Doch gerade hier halten sich auch die üblichen Vorurteile hartnäckig: Noch immer hat Polen mit einem negativen „Klau“-Image zu kämpfen – „zu Unrecht“, findet Klaus Hoffmann. Haupt-hemmnis der Velo-Reiselust nach Osteuropa ist laut Hofmann jedoch eine „negative Entwicklung“ bei der Fahrradmitnahme durch die Bahn – bislang gibt es nur drei direkte tägliche Verbindungen von Deutschland ins masurische Reisegebiet. Grenzüberschreitende Züge mit Möglichkeit zum Fahrradtransport ab Berlin bieten sich derzeit etwa nach Kostrzyn (Nahverkehr), Gdansk (Interregio) und einmal wöchentlich nach Kaliningrad („Königsberg-Express“) an.

Neben dem schwachen Bahnangebot hinkt laut ADFC auch der mangelnde Ausbau der Straßen-Infrastruktur dem Velo-Touristen-Ansturm hinterher. Service und Beschilderung seien oftmals noch etwas abenteuerlich, aber viele polnische Hoteliers machten das mit kreativen Ideen, Gastfreundlichkeit und Engagement wieder wett. Flexible, für Durchreise-Urlauber ausgelegte „Bed & Bike“-Konzepte seien dort schwer im Kommen, die polnische Hotelbranche hoch interessiert an den der „Zielgruppe Radwanderer“, so das Fazit der Experten auf der vergangenen Internationalen Tourismus-Börse (ITB).

„Polen hat neben Schweden den größten Zulauf“, berichtet auch Inge Hauer von „Rückenwind e.V.“, einem der größten deutschen Radreiseveranstalter. Sie ist sich sicher: „Polen ist das Zielgebiet der Zukunft.“ Zwischen 1995 und dem vergangenen Jahr habe sich die Nachfrage verfünffacht“, und das, „obwohl es in Polen gar keine Radreisewege im herkömmlichen Sinn gibt“, so Hauer. In der Saison von Ende Mai bis Ende September radeln vor allem Deutsche, Österreicher und Amerikaner durch Masuren.

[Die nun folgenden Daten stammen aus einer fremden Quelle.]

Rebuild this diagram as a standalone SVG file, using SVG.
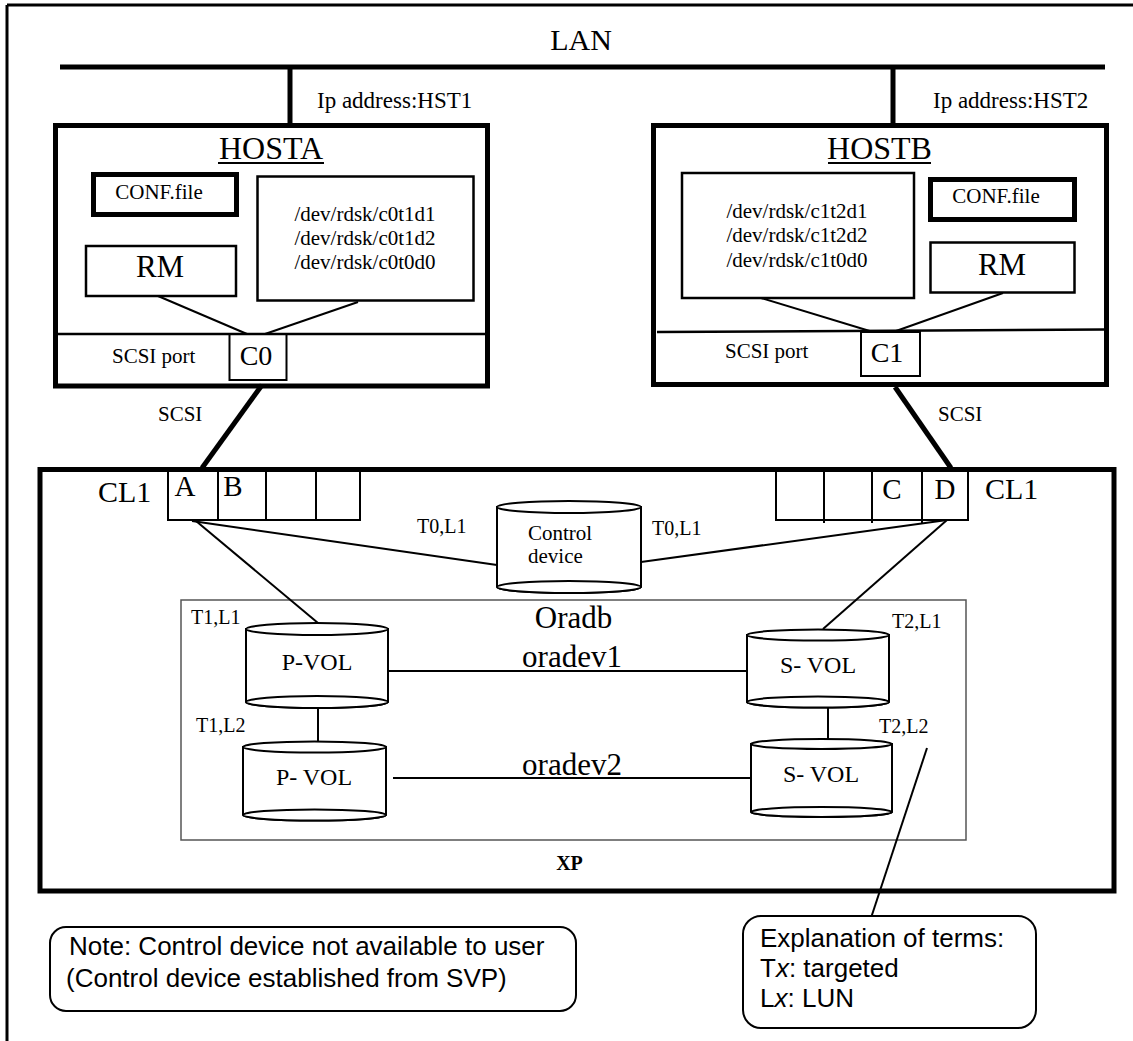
<svg xmlns="http://www.w3.org/2000/svg" width="1133" height="1041" viewBox="0 0 1133 1041">
  <style>
    .serif { font-family: "Liberation Serif", "Times New Roman", serif; fill: #000; }
    .sans { font-family: "Liberation Sans", Arial, sans-serif; fill: #000; }
    .mid { text-anchor: middle; }
    .thick { fill: none; stroke: #000; stroke-width: 5; }
    .box { fill: #fff; stroke: #000; stroke-width: 2.5; }
    .thin { fill: none; stroke: #000; stroke-width: 2; }
    .wire { fill: none; stroke: #000; stroke-width: 2; }
    .drum { fill: #fff; stroke: #000; stroke-width: 2; }
    .group-box { fill: none; stroke: #555; stroke-width: 1.5; }
    .note { fill: #fff; stroke: #000; stroke-width: 2; }
  </style>

  <rect x="0" y="0" width="1133" height="1041" fill="#fff"/>

  <!-- page frame (top and left rule) -->
  <g id="frame">
    <line x1="7" y1="5" x2="1133" y2="5" stroke="#000" stroke-width="3"/>
    <line x1="7" y1="5" x2="7" y2="1041" stroke="#000" stroke-width="3"/>
  </g>

  <!-- LAN backbone -->
  <g id="lan">
    <line x1="60" y1="67" x2="1105" y2="67" stroke="#000" stroke-width="5"/>
    <text class="serif mid" x="581" y="50" font-size="30">LAN</text>
  </g>

  <!-- HOSTA -->
  <g id="hosta">
    <rect class="thick" x="55.5" y="125.5" width="432" height="260.5"/>
    <text class="serif mid" x="271" y="159" font-size="32">HOSTA</text>
    <line x1="218" y1="163" x2="324" y2="163" stroke="#000" stroke-width="2"/>
    <rect class="thick" x="93.5" y="174.5" width="143" height="40"/>
    <text class="serif mid" x="159" y="199" font-size="21">CONF.file</text>
    <rect class="box" x="257.5" y="176.5" width="216" height="124"/>
    <text class="serif mid" x="365" y="221" font-size="21">/dev/rdsk/c0t1d1</text>
    <text class="serif mid" x="365" y="245" font-size="21">/dev/rdsk/c0t1d2</text>
    <text class="serif mid" x="365" y="269" font-size="21">/dev/rdsk/c0t0d0</text>
    <rect class="box" x="86" y="246" width="150" height="50"/>
    <text class="serif mid" x="160" y="277" font-size="31">RM</text>
    <line x1="58" y1="334" x2="485" y2="334" stroke="#000" stroke-width="2.5"/>
    <text class="serif" x="112" y="363" font-size="21">SCSI port</text>
    <rect class="thin" x="229.5" y="334" width="57" height="46"/>
    <text class="serif mid" x="256" y="365" font-size="28">C0</text>
  </g>

  <!-- HOSTB -->
  <g id="hostb">
    <rect class="thick" x="653.5" y="125.5" width="453" height="259"/>
    <text class="serif mid" x="879.5" y="159" font-size="32">HOSTB</text>
    <line x1="828" y1="163" x2="931" y2="163" stroke="#000" stroke-width="2"/>
    <rect class="box" x="682" y="173" width="232" height="125"/>
    <text class="serif mid" x="797" y="218" font-size="21">/dev/rdsk/c1t2d1</text>
    <text class="serif mid" x="797" y="242" font-size="21">/dev/rdsk/c1t2d2</text>
    <text class="serif mid" x="797" y="267" font-size="21">/dev/rdsk/c1t0d0</text>
    <rect class="thick" x="930.5" y="179.5" width="144" height="40"/>
    <text class="serif mid" x="996" y="203" font-size="21">CONF.file</text>
    <rect class="box" x="930.5" y="242.5" width="144" height="50"/>
    <text class="serif mid" x="1002" y="275" font-size="31">RM</text>
    <line x1="657" y1="332" x2="1104" y2="329.5" stroke="#000" stroke-width="2.5"/>
    <text class="serif" x="725" y="358" font-size="21">SCSI port</text>
    <rect class="thin" x="861" y="332" width="59" height="44"/>
    <text class="serif mid" x="887" y="362" font-size="28">C1</text>
  </g>

  <!-- XP storage frame -->
  <g id="xp">
    <rect class="thick" x="40" y="469.5" width="1074" height="421.5"/>
    <text class="serif mid" x="569.5" y="870" font-size="20" font-weight="bold">XP</text>
  </g>

  <!-- left port block CL1 -->
  <g id="ports-left">
    <rect class="thin" x="168" y="469.5" width="192" height="50.5"/>
    <line class="thin" x1="218" y1="469.5" x2="218" y2="520"/>
    <line class="thin" x1="266" y1="469.5" x2="266" y2="520"/>
    <line class="thin" x1="316" y1="469.5" x2="316" y2="520"/>
    <text class="serif" x="98" y="502" font-size="30">CL1</text>
    <text class="serif mid" x="185" y="496" font-size="29">A</text>
    <text class="serif mid" x="233" y="496" font-size="29">B</text>
  </g>

  <!-- right port block CL1 -->
  <g id="ports-right">
    <rect class="thin" x="776" y="469.5" width="192" height="50.5"/>
    <line class="thin" x1="824" y1="469.5" x2="824" y2="523"/>
    <line class="thin" x1="872" y1="469.5" x2="872" y2="523"/>
    <line class="thin" x1="922" y1="469.5" x2="922" y2="523"/>
    <text class="serif mid" x="892" y="499" font-size="29">C</text>
    <text class="serif mid" x="945" y="499" font-size="29">D</text>
    <text class="serif" x="985" y="499" font-size="30">CL1</text>
  </g>

  <!-- Oradb group -->
  <g id="oradb">
    <rect class="group-box" x="181" y="600" width="785" height="240"/>
    <text class="serif mid" x="573.5" y="628" font-size="31">Oradb</text>
  </g>

  <!-- connectors -->
  <g id="connectors">
    <line x1="290" y1="67" x2="290" y2="125" stroke="#000" stroke-width="5"/>
    <line x1="893" y1="67" x2="893" y2="125" stroke="#000" stroke-width="5"/>
    <line class="wire" x1="158" y1="296" x2="247" y2="334"/>
    <line class="wire" x1="358" y1="302" x2="265" y2="334"/>
    <line class="wire" x1="761" y1="298" x2="873" y2="332"/>
    <line class="wire" x1="1003" y1="293" x2="896" y2="331"/>
    <line x1="262" y1="385" x2="202" y2="468" stroke="#000" stroke-width="5"/>
    <line x1="895" y1="387" x2="951" y2="468" stroke="#000" stroke-width="5"/>
    <line class="wire" x1="192" y1="521" x2="497" y2="565"/>
    <line class="wire" x1="196" y1="521" x2="318" y2="623"/>
    <line class="wire" x1="947" y1="520" x2="641" y2="562"/>
    <line class="wire" x1="947" y1="520" x2="823" y2="629"/>
    <line class="wire" x1="388" y1="671" x2="747" y2="671"/>
    <line class="wire" x1="393" y1="778" x2="751" y2="778"/>
    <line class="wire" x1="318" y1="708" x2="318" y2="742"/>
    <line class="wire" x1="828" y1="708" x2="828" y2="739"/>
    <line class="wire" x1="927" y1="748" x2="870" y2="921"/>
  </g>

  <!-- control device -->
  <g id="control-device">
    <path class="drum" d="M497 507 V587 A72 6 0 0 0 641 587 V507 Z"/>
    <ellipse class="drum" cx="569" cy="507" rx="72" ry="6"/>
    <ellipse class="drum" cx="569" cy="587" rx="72" ry="6"/>
    <text class="serif" x="528" y="540" font-size="21">Control</text>
    <text class="serif" x="528" y="563" font-size="21">device</text>
  </g>

  <!-- primary volumes -->
  <g id="pvol1">
    <path class="drum" d="M246 629 V702 A71 6 0 0 0 388 702 V629 Z"/>
    <ellipse class="drum" cx="317" cy="629" rx="71" ry="6"/>
    <ellipse class="drum" cx="317" cy="702" rx="71" ry="6"/>
    <text class="serif mid" x="317" y="670" font-size="24">P-VOL</text>
  </g>
  <g id="pvol2">
    <path class="drum" d="M243 747 V815 A71.5 5.5 0 0 0 386 815 V747 Z"/>
    <ellipse class="drum" cx="314.5" cy="747" rx="71.5" ry="5.5"/>
    <ellipse class="drum" cx="314.5" cy="815" rx="71.5" ry="5.5"/>
    <text class="serif mid" x="314" y="785" font-size="24">P- VOL</text>
  </g>

  <!-- secondary volumes -->
  <g id="svol1">
    <path class="drum" d="M747 635 V702 A71 5.5 0 0 0 889 702 V635 Z"/>
    <ellipse class="drum" cx="818" cy="635" rx="71" ry="5.5"/>
    <ellipse class="drum" cx="818" cy="702" rx="71" ry="5.5"/>
    <text class="serif mid" x="818" y="673" font-size="24">S- VOL</text>
  </g>
  <g id="svol2">
    <path class="drum" d="M751 744 V812 A70.5 5 0 0 0 892 812 V744 Z"/>
    <ellipse class="drum" cx="821.5" cy="744" rx="70.5" ry="5"/>
    <ellipse class="drum" cx="821.5" cy="812" rx="70.5" ry="5"/>
    <text class="serif mid" x="821" y="782" font-size="24">S- VOL</text>
  </g>

  <!-- labels -->
  <g id="labels">
    <text class="serif" x="317" y="108" font-size="23">Ip address:HST1</text>
    <text class="serif" x="933" y="108" font-size="23">Ip address:HST2</text>
    <text class="serif" x="158" y="421" font-size="21">SCSI</text>
    <text class="serif" x="938" y="421" font-size="21">SCSI</text>
    <text class="serif" x="417" y="533" font-size="20">T0,L1</text>
    <text class="serif" x="652" y="535" font-size="20">T0,L1</text>
    <text class="serif" x="191" y="624" font-size="20">T1,L1</text>
    <text class="serif" x="196" y="732" font-size="20">T1,L2</text>
    <text class="serif" x="892" y="628" font-size="20">T2,L1</text>
    <text class="serif" x="879" y="733" font-size="20">T2,L2</text>
    <text class="serif mid" x="572" y="667" font-size="31">oradev1</text>
    <text class="serif mid" x="572" y="775" font-size="31">oradev2</text>
  </g>

  <!-- note box -->
  <g id="note">
    <rect class="note" x="50" y="927" width="526" height="84" rx="16" ry="16"/>
    <text class="sans" x="69" y="955" font-size="26">Note: Control device not available to user</text>
    <text class="sans" x="66" y="987" font-size="26">(Control device established from SVP)</text>
  </g>

  <!-- explanation box -->
  <g id="explanation">
    <rect class="note" x="743" y="916" width="293" height="112" rx="18" ry="18"/>
    <text class="sans" x="760" y="947" font-size="26">Explanation of terms:</text>
    <text class="sans" x="760" y="977" font-size="26">T<tspan font-style="italic">x</tspan>: targeted</text>
    <text class="sans" x="760" y="1007" font-size="26">L<tspan font-style="italic">x</tspan>: LUN</text>
  </g>
</svg>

Auch diesseits der Oder, in den Gebieten nördlich von Berlin, ist das Bild ähnlich: zweistellige Zuwachsraten der Fahrradtouristen – mittlerweile rund eine Million pro Jahr – hat auch das Gebiet um die Mecklenburgische Seenplatte zu verzeichnen. Und trotzdem klagen auch hier die Touristenverbände über die noch immer „sehr durchwachsene“ Qualität der Radwanderwege. Doch ein Highlight machte die Region laut der vom ADFC jährlich in Auftrag gegebenen „Radreiseanalyse“ 1999 zum beliebtesten Reiseziel innerhalb Deutschlands: Für den neuen Radwanderweg entlang der Mecklenburgischen Seen konnten die Fremdenverkehrsämter 1999 mehr als 50.000 Anfragen verbuchen – für den ADFC eine „regionale Erfolgsstory“ in puncto Radtourismus, von der man auch wichtige Impulse für die heimische Wirtschaft erwartet. Der 614 km lange Radweg führt von Lüneburg nach Usedom, gesäumt von rund 90 Hotels und Jugendherbergen. Viele lokale Hotels haben sich zusammengeschlossen und organisieren im Verband den Gespäcktransport von Radreisegruppen.

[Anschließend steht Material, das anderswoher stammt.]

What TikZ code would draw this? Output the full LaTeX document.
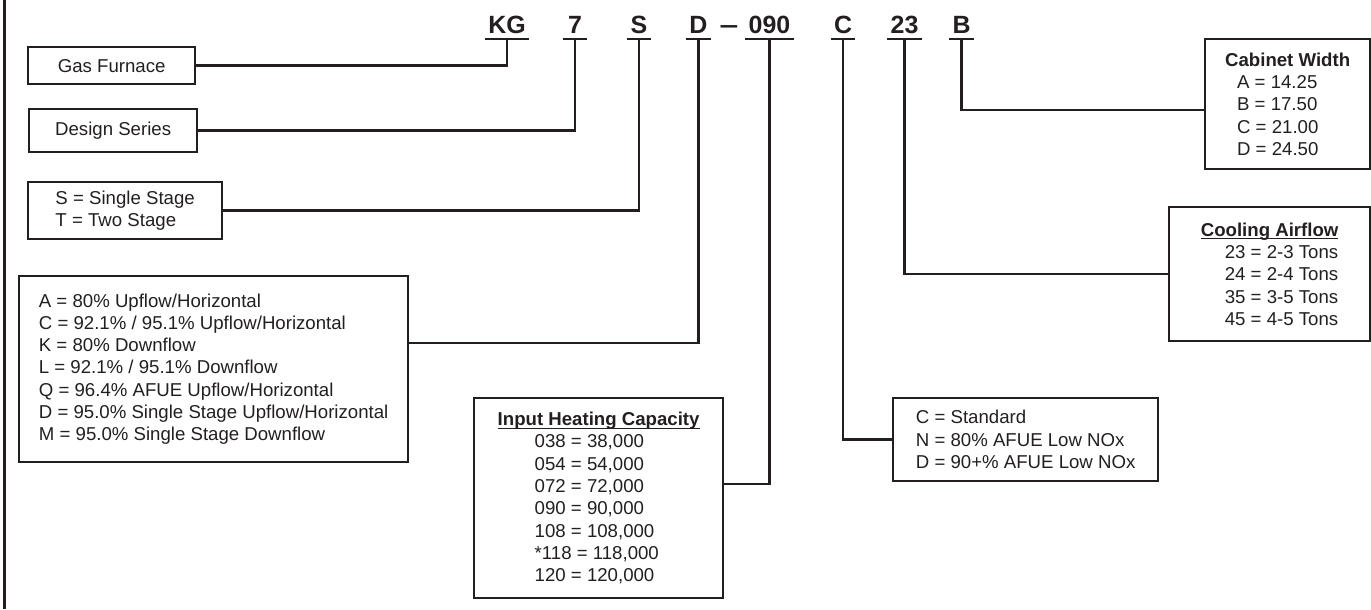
\documentclass[tikz,border=0pt]{standalone}
\usepackage{fontspec}
\usepackage{amsmath}
\setmainfont{Liberation Sans}
\definecolor{ink}{HTML}{231F20}

\begin{document}
\begin{tikzpicture}[ink,
		code/.style={font=\bfseries\fontsize{14.2pt}{17pt}\selectfont, inner xsep=0.06cm, inner ysep=0.1cm, minimum width=0.48cm, anchor=south},
		keybox/.style={draw, line width=1.3pt, anchor=north west, align=left, inner sep=0pt, font=\fontsize{10.6pt}{12.7pt}\selectfont},
		lead/.style={line width=1.3pt},
		bar/.style={line width=1.5pt}]
	
		\useasboundingbox (0,0) rectangle (27.42,12.18);
		\draw[line width=1.7pt] (0.09,0) -- (0.09,12.18);
	
		% model number
		\node[code] (kg) at (10.14,11.40) {KG};
		\node[code] (ser) at (11.50,11.40) {7};
		\node[code] (stg) at (12.78,11.40) {S};
		\node[code] (typ) at (13.97,11.40) {D};
		\node[code, anchor=base, minimum width=0pt] (dash) at (14.58,11.50) {\scalebox{1.35}[1]{\textendash}};
		\node[code] (cap) at (15.39,11.40) {090};
		\node[code] (nox) at (16.86,11.40) {C};
		\node[code] (air) at (18.09,11.40) {23};
		\node[code] (wid) at (19.23,11.40) {B};
		
		\draw[bar] (kg.south west) -- (kg.south east);
		\draw[bar] (ser.south west) -- (ser.south east);
		\draw[bar] (stg.south west) -- (stg.south east);
		\draw[bar] (typ.south west) -- (typ.south east);
		\draw[bar] (cap.south west) -- (cap.south east);
		\draw[bar] (nox.south west) -- (nox.south east);
		\draw[bar] (air.south west) -- (air.south east);
		\draw[bar] (wid.south west) -- (wid.south east);
		
		
		% left side
		\node[keybox, minimum width=3.34cm, minimum height=0.74cm] (gasbox) at (0.54,11.26) {Gas Furnace};
		
		\node[keybox, minimum width=3.36cm, minimum height=0.86cm] (serbox) at (0.56,10.02) {Design Series};
		
		\node[keybox, minimum width=3.88cm, minimum height=1.14cm] (stgbox) at (0.54,8.56) {S = Single Stage\\T = Two Stage};
		
		\node[keybox, minimum width=7.78cm, minimum height=3.72cm] (typbox) at (0.36,6.68) {A = 80\% Upflow/Horizontal\\C = 92.1\% / 95.1\% Upflow/Horizontal\\K = 80\% Downflow\\L = 92.1\% / 95.1\% Downflow\\Q = 96.4\% AFUE Upflow/Horizontal\\D = 95.0\% Single Stage Upflow/Horizontal\\M = 95.0\% Single Stage Downflow};
		
		\node[keybox, minimum width=4.98cm, minimum height=4.0cm] (capbox) at (9.46,4.24) {\underline{\smash[b]{\textbf{Input Heating Capacity}}}\\\hspace*{0.74cm}038 = 38,000\\\hspace*{0.74cm}054 = 54,000\\\hspace*{0.74cm}072 = 72,000\\\hspace*{0.74cm}090 = 90,000\\\hspace*{0.74cm}108 = 108,000\\\hspace*{0.74cm}*118 = 118,000\\\hspace*{0.74cm}120 = 120,000};
		
		
		% right side
		\node[keybox, minimum width=5.3cm, minimum height=1.66cm] (noxbox) at (17.84,4.24) {C = Standard\\N = 80\% AFUE Low NOx\\D = 90+\% AFUE Low NOx};
		
		\node[keybox, minimum width=4.02cm, minimum height=2.68cm] (airbox) at (23.36,8.06) {\underline{\smash[b]{\textbf{Cooling Airflow}}}\\\hspace*{0.48cm}23 = 2-3 Tons\\\hspace*{0.48cm}24 = 2-4 Tons\\\hspace*{0.48cm}35 = 3-5 Tons\\\hspace*{0.48cm}45 = 4-5 Tons};
		
		\node[keybox, minimum width=3.3cm, minimum height=2.6cm] (widbox) at (24.08,11.42) {\textbf{Cabinet Width}\\\hspace*{0.24cm}A = 14.25\\\hspace*{0.24cm}B = 17.50\\\hspace*{0.24cm}C = 21.00\\\hspace*{0.24cm}D = 24.50};
		
		
		% leaders
		\draw[lead] (kg.south) |- (gasbox.east);
		\draw[lead] (ser.south) |- (serbox.east);
		\draw[lead] (stg.south) |- (stgbox.east);
		\draw[lead] (typ.south) |- ([yshift=0.52cm]typbox.east);
		\draw[lead] (cap.south) |- ([yshift=0.28cm]capbox.east);
		\draw[lead] (nox.south) |- (noxbox.west);
		\draw[lead] (air.south) |- (airbox.west);
		\draw[lead] (wid.south) |- ([yshift=-0.12cm]widbox.west);
	
	\end{tikzpicture}
\end{document}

„Jeder Eimer mit Asphalt ist eine Investition“, appellieren die Tourismusstrategen an Landräte und Hoteliers. In Brandenburg investiert man nun verstärkt in Image und Reiseservice, um strukturelle Schlaglöcher wegzubügeln. In der Prignitz und der Niederlausitz etwa geht man mit gutem Beispiel voran und verteilt kostenlos kompakte Karten mit Sehenswürdigkeiten, Adressen und den besten Radrouten.

Insbesondere bei den Berliner Radreisenden vermutet der Tourismusverband Brandenburg e.V. dadurch ein „enorm großes Wachstumspotenzial“ – und will den Radwanderern so weiterhin „Erschließungshilfe“ leisten. Nur strampeln müssen Sie selber.